As the drumbeat of health care reform becomes ever louder, so does the hysteria surrounding system change. Having come of age clinically during the heyday of “managed care”, I find the criticism that “advanced primary care” is just another name for an HMO particularly disingenuous.

In order that some of you might spread the word that this is care far removed from “HumanaCare”, I have taken the Principles from the Patient Centered Primary Care website and noted which were not included in traditional managed care:

Principles of “Advanced Primary Care”  Bold italics  indicates not a part of HMO model

Personal physician—each patient has an ongoing relationship with a personal physician trained to provide first contact, continuous and comprehensive care.

Physician directed medical practice— the personal physician leads a team of individuals at the practice level who collectively take responsibility for the ongoing care of patients.

Whole person orientation—the personal physician is responsible for providing for all the patient’s health care needs or taking responsibility for appropriately arranging care with other qualified professionals. This includes care for all stages of life; acute care; chronic care; preventive services; and end of life care.

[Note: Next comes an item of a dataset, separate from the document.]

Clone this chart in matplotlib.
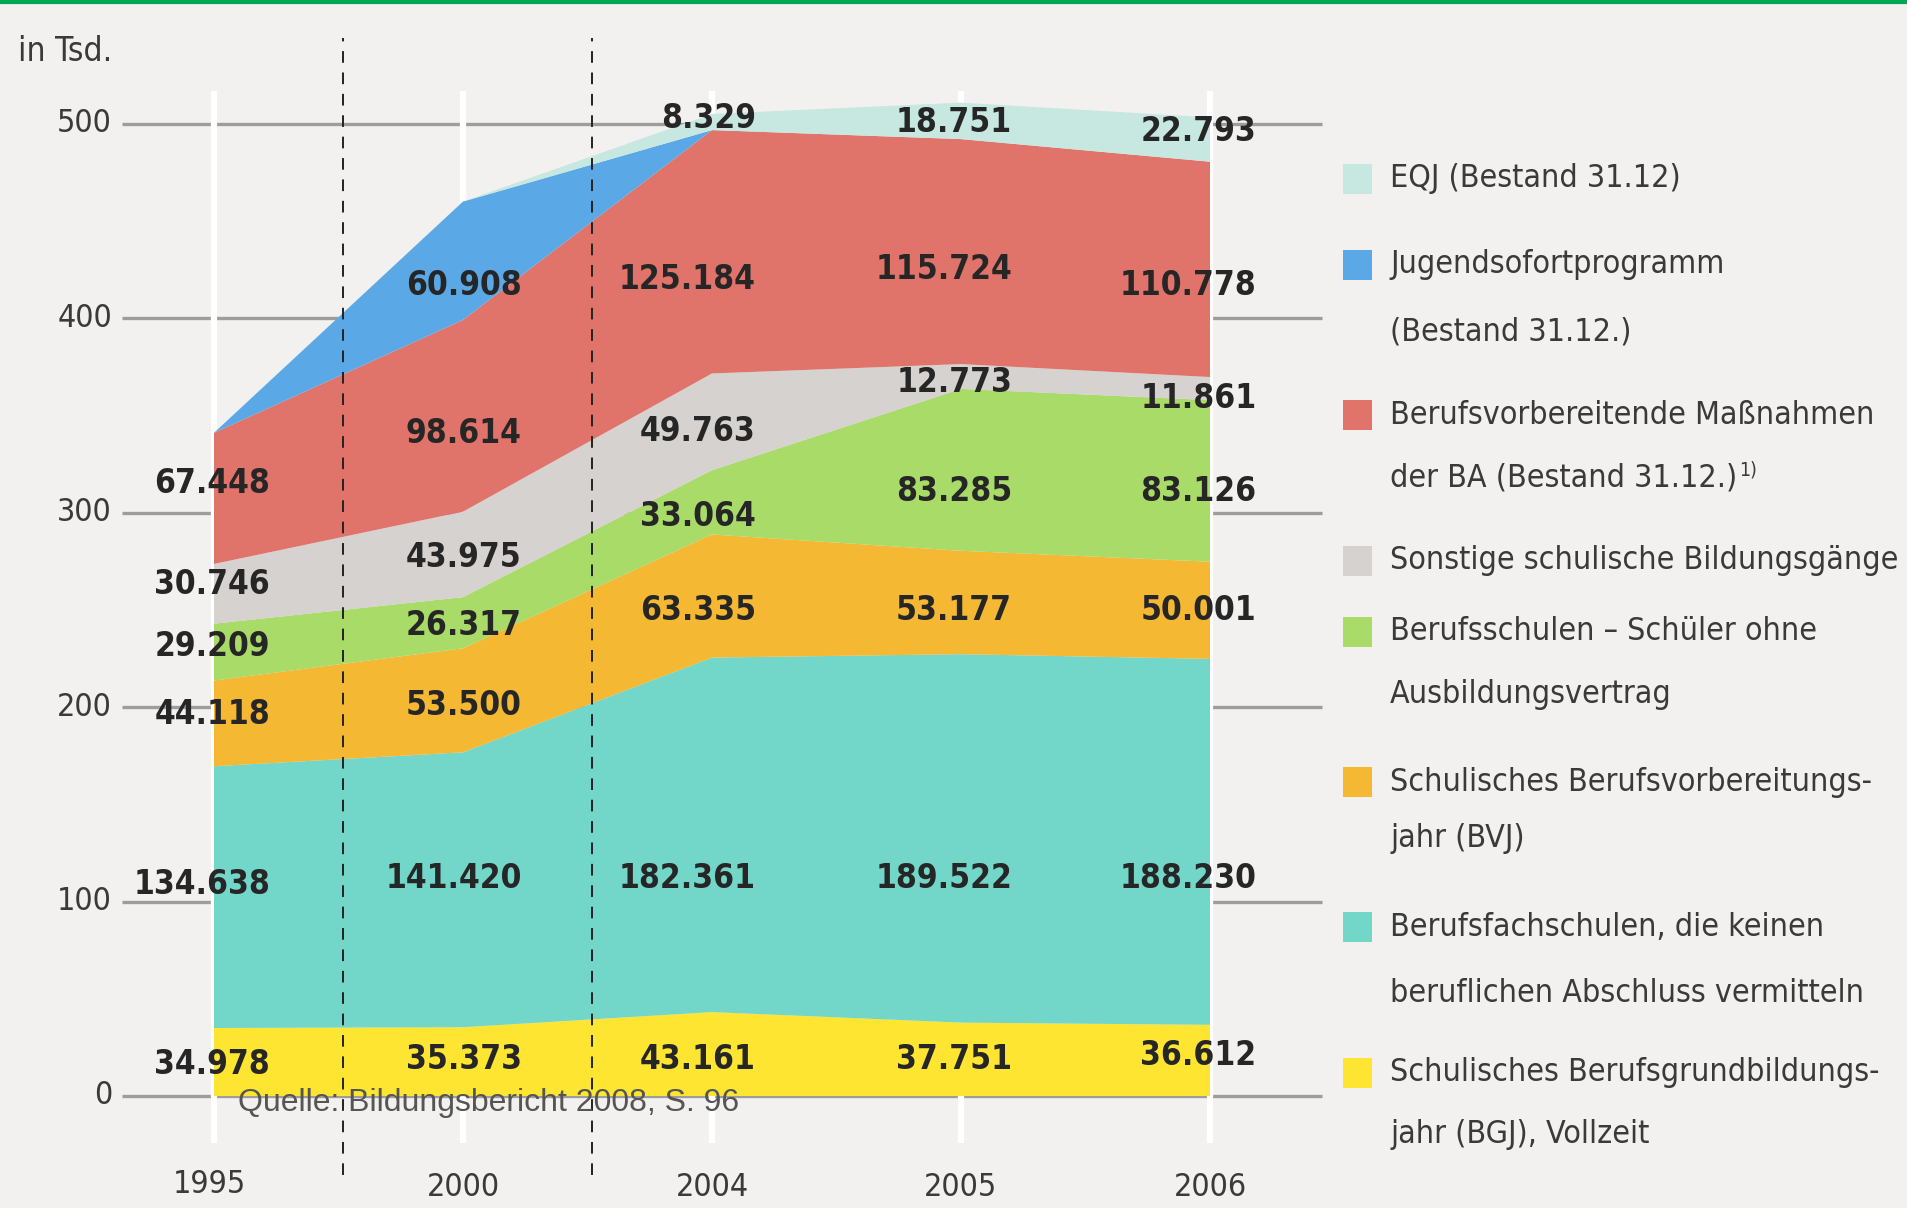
import os
import matplotlib
matplotlib.use("Agg")
import matplotlib.pyplot as plt
from matplotlib import font_manager as fm
from matplotlib.patches import Rectangle
from matplotlib.lines import Line2D

# ---------------- data ----------------
years = ["1995", "2000", "2004", "2005", "2006"]
bgj = [34.978, 35.373, 43.161, 37.751, 36.612]
bfs = [134.638, 141.420, 182.361, 189.522, 188.230]
bvj = [44.118, 53.500, 63.335, 53.177, 50.001]
berufsschulen = [29.209, 26.317, 33.064, 83.285, 83.126]
sonstige = [30.746, 43.975, 49.763, 12.773, 11.861]
ba = [67.448, 98.614, 125.184, 115.724, 110.778]
jugendsofort = [0, 60.908, 0, 0, 0]
eqj = [0, 0, 8.329, 18.751, 22.793]
y_ticks = [0, 100, 200, 300, 400, 500]

series = [bgj, bfs, bvj, berufsschulen, sonstige, ba, jugendsofort, eqj]
colors = ["#fde531", "#72d6c8", "#f4b833", "#a9db68", "#d6d2cf",
          "#e0736a", "#5aa9e6", "#c6e8e1"]
legend_lines = [
    ["Schulisches Berufsgrundbildungs-", "jahr (BGJ), Vollzeit"],
    ["Berufsfachschulen, die keinen", "beruflichen Abschluss vermitteln"],
    ["Schulisches Berufsvorbereitungs-", "jahr (BVJ)"],
    ["Berufsschulen – Schüler ohne", "Ausbildungsvertrag"],
    ["Sonstige schulische Bildungsgänge"],
    ["Berufsvorbereitende Maßnahmen", "der BA (Bestand 31.12.)"],
    ["Jugendsofortprogramm", "(Bestand 31.12.)"],
    ["EQJ (Bestand 31.12)"],
]
footnote_entry = 5

# label layout (y positions in data units, None = no label)
label_y = [
    [16, 19, 19, 19, 21],
    [109, 112, 112, 112, 112],
    [196, 201, 250, 250, 250],
    [231, 242, 298, 311, 311],
    [263, 277, 342, 367, 359],
    [315, 341, 420, 425, 417],
    [None, 417, None, None, None],
    [None, None, 503, 501, 496],
]
label_dx = [0.225, 0.235, 0.176, 0.205, 0.186]

# legend layout: pixel y (from top) of each text line, bottom-series first
legend_line_px = [
    [1073, 1135],
    [927, 994],
    [782, 839],
    [632, 694],
    [561],
    [415, 478],
    [265, 332],
    [179],
]

# ---------------- fonts ----------------
files = [f.fname for f in fm.fontManager.ttflist]


def find(cands):
    low = {os.path.basename(f).lower(): f for f in files}
    for c in cands:
        if c in low:
            return fm.FontProperties(fname=low[c])
    return None


REG = find(["liberationsansnarrow-regular.ttf", "notosans-condensed.ttf",
            "dejavusanscondensed.ttf"]) or fm.FontProperties(family="DejaVu Sans")
BOLD = find(["liberationsansnarrow-bold.ttf", "notosans-condensedbold.ttf",
             "notosans-condensedsemibold.ttf", "dejavusanscondensed-bold.ttf"]) \
    or fm.FontProperties(family="DejaVu Sans", weight="bold")


def fp(base, size):
    p = base.copy()
    p.set_size(size)
    return p


W, H = 1907, 1208
BG = "#f2f1ef"
TXT = "#3a3a3a"
fig = plt.figure(figsize=(W / 100, H / 100), dpi=100, facecolor=BG)
ax = fig.add_axes([0, 0, 1, 1])
ax.set_facecolor(BG)
ax.axis("off")

# pixel mapping: x index 0 at px 214, spacing 249; y 0 at px 1096, 1.944 px/unit
x0, dx = 214, 249.0
y0, sy = 1096, 1.944
ax.set_xlim(-x0 / dx, (W - x0) / dx)
ax.set_ylim((y0 - H) / sy, y0 / sy)

x = list(range(len(years)))

# grid lines + y tick labels
for t in y_ticks:
    ax.plot([-0.37, 4.45], [t, t], color="#9e9d9b", lw=2.4, zorder=1, solid_capstyle="butt")
    ax.text(-0.41, t, str(t), ha="right", va="center", fontproperties=fp(REG, 23), color=TXT)

# white vertical lines
for xi in x:
    ax.plot([xi, xi], [-24, 517], color="white", lw=4.5, zorder=1.5, solid_capstyle="butt")

# stacked areas
ax.stackplot(x, *series, colors=colors, linewidth=0, zorder=2, antialiased=True)

# dashed separators
for xd in (0.518, 1.52):
    ax.plot([xd, xd], [-40.6, 544], color="#222222", lw=1.4, ls=(0, (6, 5)), zorder=4)

# value labels
for s, ys in zip(series, label_y):
    for i, yy in enumerate(ys):
        if yy is None:
            continue
        ax.text(i + label_dx[i], yy, f"{s[i]:.3f}", ha="right", va="center",
                fontproperties=fp(BOLD, 24), color="#262626", zorder=5)

# x tick labels
for i, yl in enumerate(years):
    ax.text(i - (0.02 if i == 0 else 0), -47 + (1.5 if i == 0 else 0), yl,
            ha="center", va="center", fontproperties=fp(REG, 23), color=TXT)

# unit label
ax.text(-0.787, 537.5, "in Tsd.", ha="left", va="center", fontproperties=fp(REG, 24),
        color=TXT)

# source
ax.text((238 - x0) / dx, -3.6, "Quelle: Bildungsbericht 2008, S. 96", ha="left",
        va="center", family="Liberation Sans", fontsize=23, color="#555555", zorder=6)

# top green line
fig.add_artist(Line2D([0, 1], [1 - 1.5 / H, 1 - 1.5 / H], transform=fig.transFigure,
                      color="#00a651", lw=3))

# legend
renderer = fig.canvas.get_renderer()
for idx in range(len(series)):
    lines = legend_line_px[idx]
    py = lines[0]
    fig.add_artist(Rectangle((1343 / W, 1 - (py + 15) / H), 29 / W, 30 / H,
                             transform=fig.transFigure, facecolor=colors[idx],
                             edgecolor="none"))
    for ly, txt in zip(lines, legend_lines[idx]):
        t = fig.text(1390 / W, 1 - ly / H, txt, ha="left", va="center",
                     fontproperties=fp(REG, 23), color=TXT)
    if idx == footnote_entry:
        bb = t.get_window_extent(renderer)
        fig.text((bb.x1 + 2) / W, 1 - (ly - 8) / H, "1)", ha="left", va="center",
                 fontproperties=fp(REG, 14), color=TXT)

fig.savefig("out.png", dpi=100, facecolor=BG)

Care is coordinated and/or integrated across all elements of the complex health care system (e.g., subspecialty care, hospitals, home health agencies, nursing homes) and the patient’s community (e.g., family, public and private community-based services). Care is facilitated by registries, information technology, health information exchange and other means to assure that patients get the indicated care when and where they need and want it in a culturally and linguistically appropriate manner.

Quality and safety are hallmarks of the medical home:

  • Practices advocate for their patients to support the attainment of optimal, patient-centered outcomes that are defined by a care planning process driven by a compassionate, robust partnership between physicians, patients, and the patient’s family.
  • Evidence-based medicine and clinical decision support tools guide decision making.
  • Physicians in the practice accept accountability for continuous quality improvement through voluntary engagement in performance measurement and improvement.
  • Patients actively participate in decision-making and feedback is sought to ensure patients’ expectations are being met.
  • Information technology is utilized appropriately to support optimal patient care, performance measurement  patient education, and enhanced communication
  • Practices go through a voluntary recognition process by an appropriate non-governmental entity to demonstrate that they have the capabilities to provide patient centered services consistent with the medical home model.
  • Patients and families participate in quality improvement activities at the practice level.

Enhanced access to care is available through systems such as open scheduling, expanded hours and new options for communication between patients, their personal physician, and practice staff.

Payment appropriately recognizes the added value provided to patients who have a Patient-Centered Medical Home. The payment structure should be based on the following framework:

  • It should reflect the value of physician and non-physician staff patient-centered care management work that falls outside of the face-to-face visit.
  • It should pay for services associated with coordination of care both within a given practice and between consultants, ancillary providers, and community resources.
  • It should support adoption and use of health information technology for quality improvement.
  • It should support provision of enhanced communication access such as secure e-mail and telephone consultation.
  • It should recognize the value of physician work associated with remote monitoring of clinical data using technology.
  • It should allow for separate fee-for-service payments for face-to-face visits. (Payments for care management services that fall outside of the face-to-face visit, as described above, should not result in a reduction in the payments for face-to-face visits).
  • It should recognize case mix differences in the patient population being treated within the practice.
  • It should allow physicians to share in savings from reduced hospitalizations associated with physician guided care management in the office setting.
  • It should allow for additional payments for achieving measurable and continuous quality improvements.